# Royce vs Saku vid



## Marvin (Jun 3, 2007)

http://www.dailymotion.com/relevanc...deo/x25nsz_royce-gracie-vs-kazushi-sakuraba-2


----------



## selfdefensemaniac (Jun 3, 2007)

hey ,thats great. 
we want more,,,,,,,,,,


----------



## thetruth (Jun 5, 2007)

I like this fight for 2 reasons. 
1. Royce's corner threw in the towel because he was winded and didn't want to be submitted or(going on Gracie logic of not submitting) having something broken
2. The composure and engine of Sakuraba. Truly outstanding

Cheers
Sam:asian:


----------



## MJS (Jun 5, 2007)

Looks like its been removed.


----------



## oddball (Jun 6, 2007)

This was a really depressing clip - I looked forward to it for 2 weeks. I was expecting a really great grappling match (at least as good as, if not better than Sakuraba vs. Newton). It just didn't live up to the hype or what I was expecting - seemed pretty boring, tbh.

(Sam, are you talking about the 90 minute match they had? This is the one from last saturday at K-1).


----------



## thetruth (Jun 6, 2007)

oddball said:


> This was a really depressing clip - I looked forward to it for 2 weeks. I was expecting a really great grappling match (at least as good as, if not better than Sakuraba vs. Newton). It just didn't live up to the hype or what I was expecting - seemed pretty boring, tbh.
> 
> (Sam, are you talking about the 90 minute match they had? This is the one from last saturday at K-1).

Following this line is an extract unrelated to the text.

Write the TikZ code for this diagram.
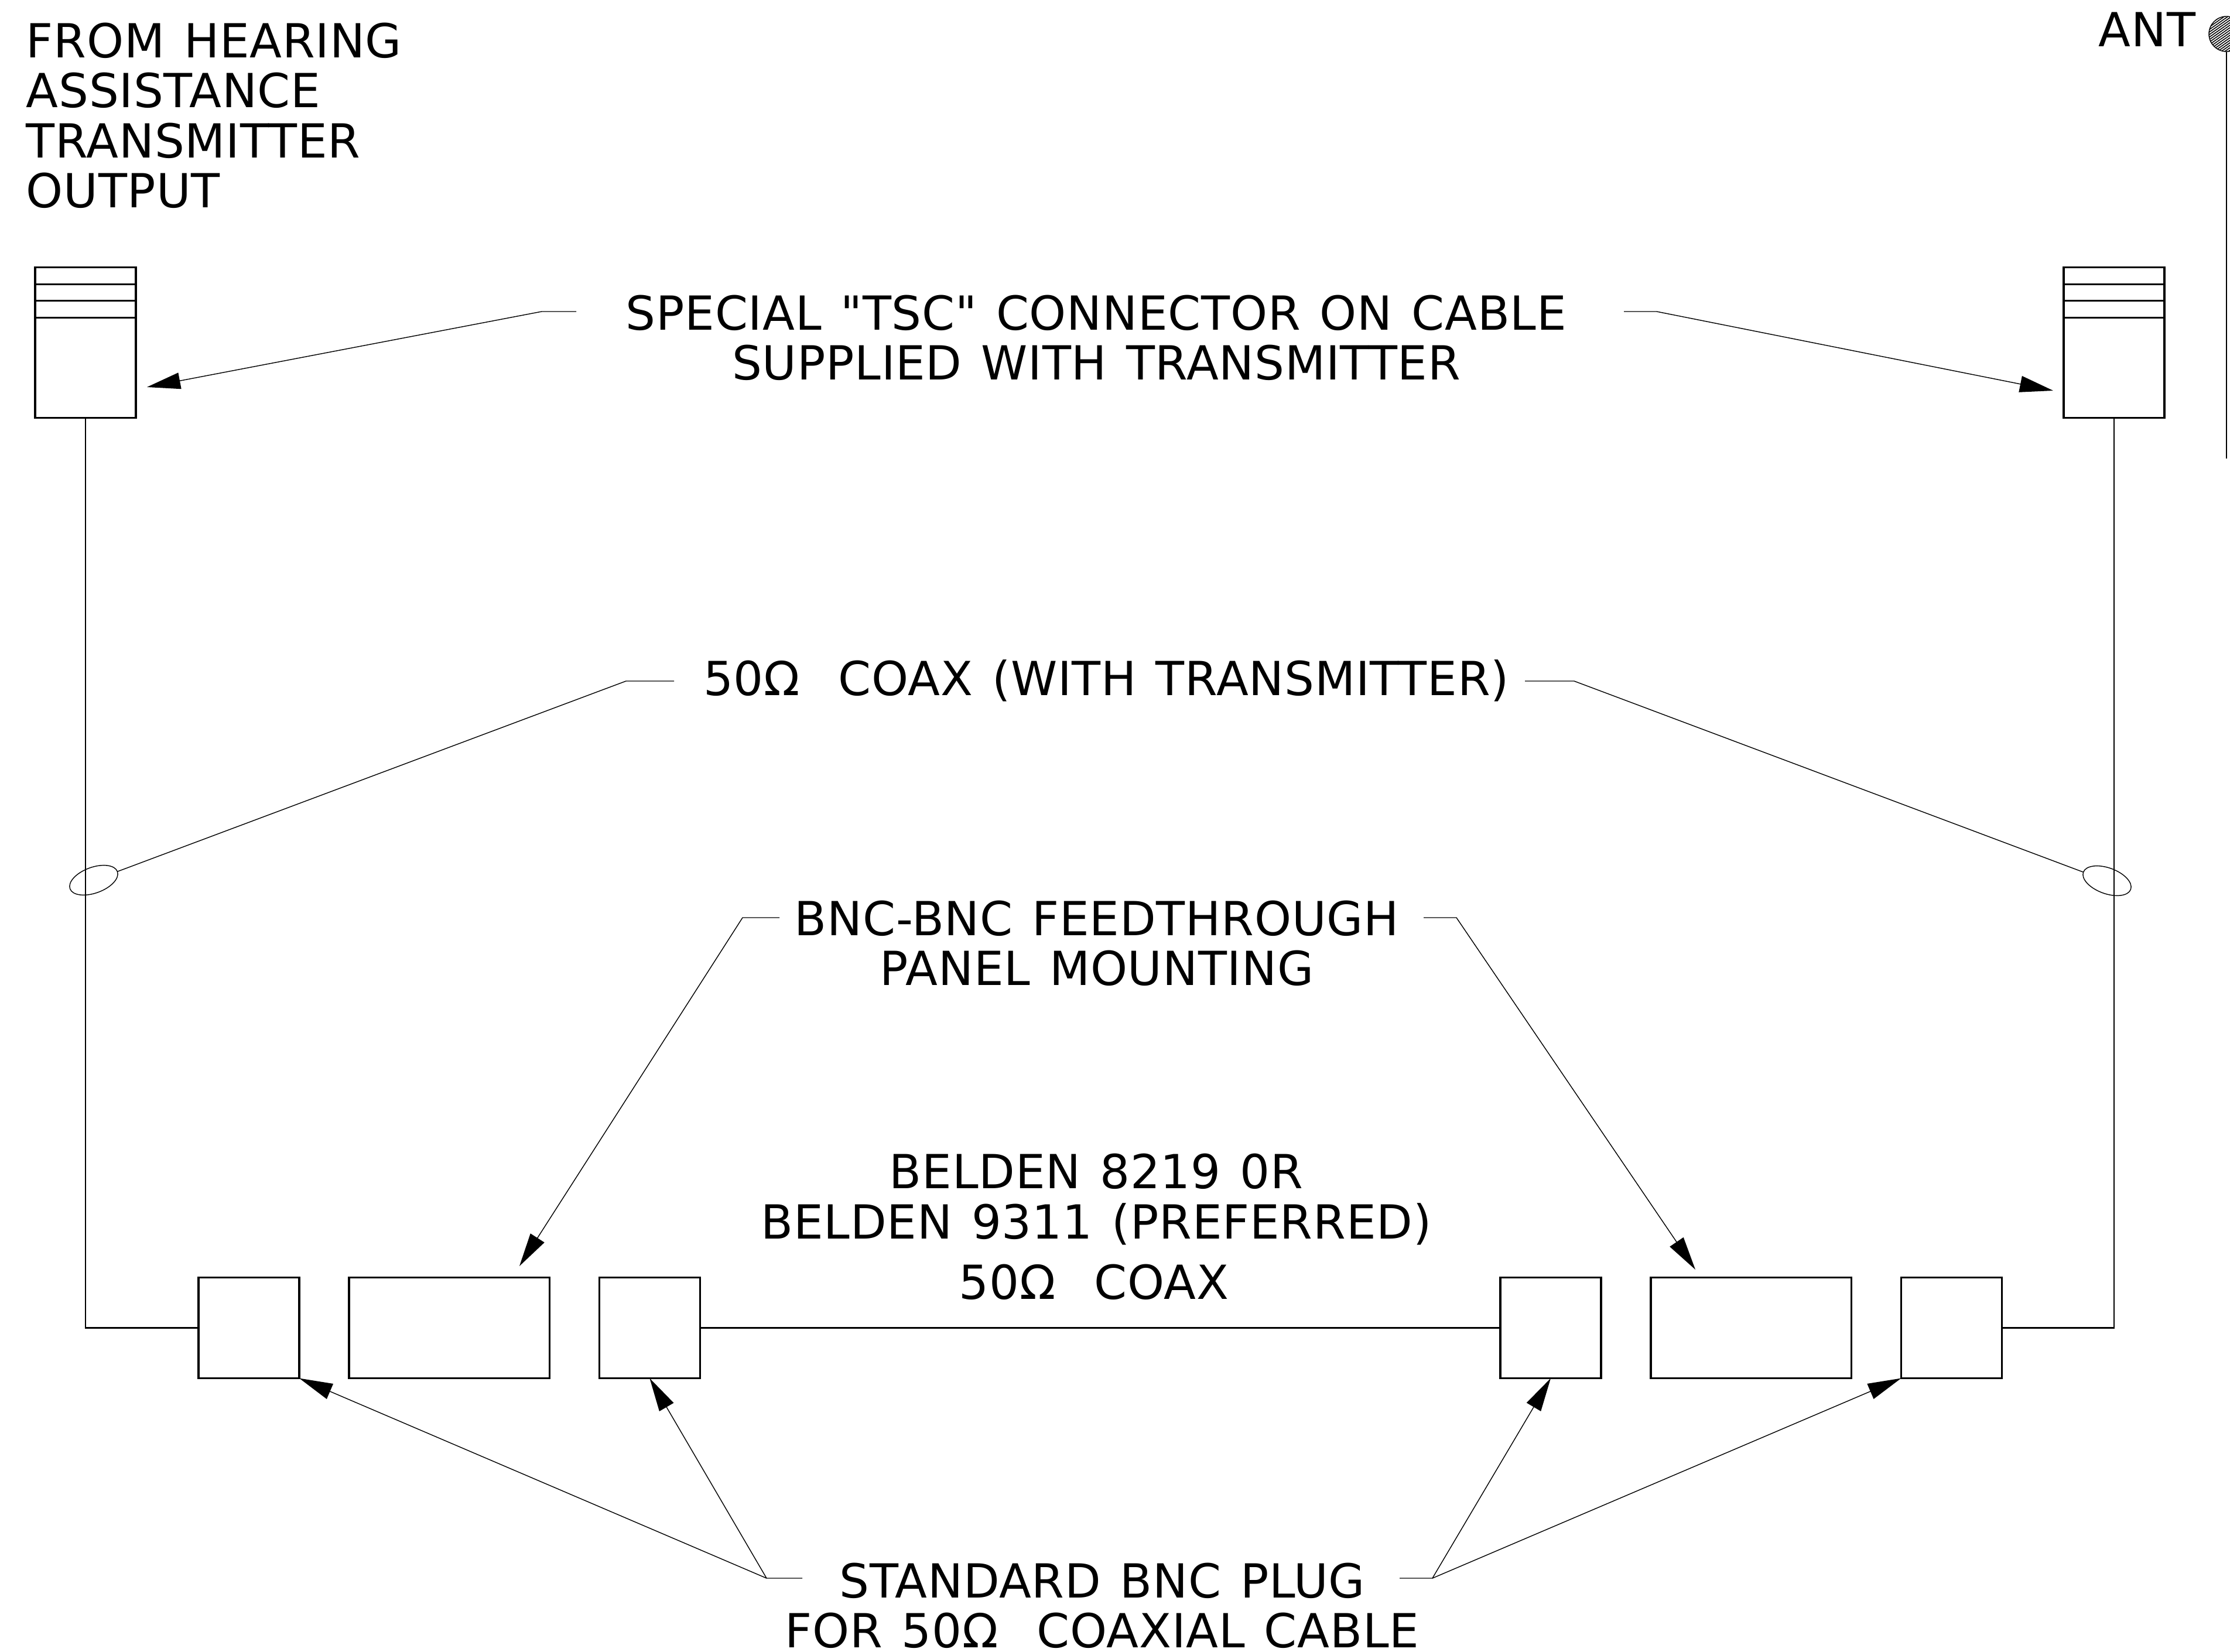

Yeah I am, I didn't know they fought again last saturday.  The original was great.  

Cheers
Sam:asian:


----------



## Andrew Green (Jun 6, 2007)

MJS said:


> Looks like its been removed.



nope, just need to be signed in.  But I think embedding it here will work:

[dmv]http://www.dailymotion.com/swf/76b5YrxUasvMYfcBl[/dmv]


----------



## MeatWad2 (Jun 6, 2007)

The second fight looked almost staged.  Sakuraba was robbed...I would like to see a 3rd fight.


----------



## Andrew Green (Jun 6, 2007)

I don't think it looked fixed, and don't really want to see a 3rd one.  Sakuraba has just taken so much abuse physically over the years I don;t think his body can do what it used too.


----------



## Odin (Jun 7, 2007)

Andrew Green said:


> I don't think it looked fixed, and don't really want to see a 3rd one. Sakuraba has just taken so much abuse physically over the years I don;t think his body can do what it used too.


 

Agreed his time in the ring has not been kind.


----------



## Brian R. VanCise (Jun 7, 2007)

Odin said:


> Agreed his time in the ring has not been kind.


 
Absolutely!


----------



## MeatWad2 (Jun 7, 2007)

I personally didn't see how Royce won though.  Saku did more...


----------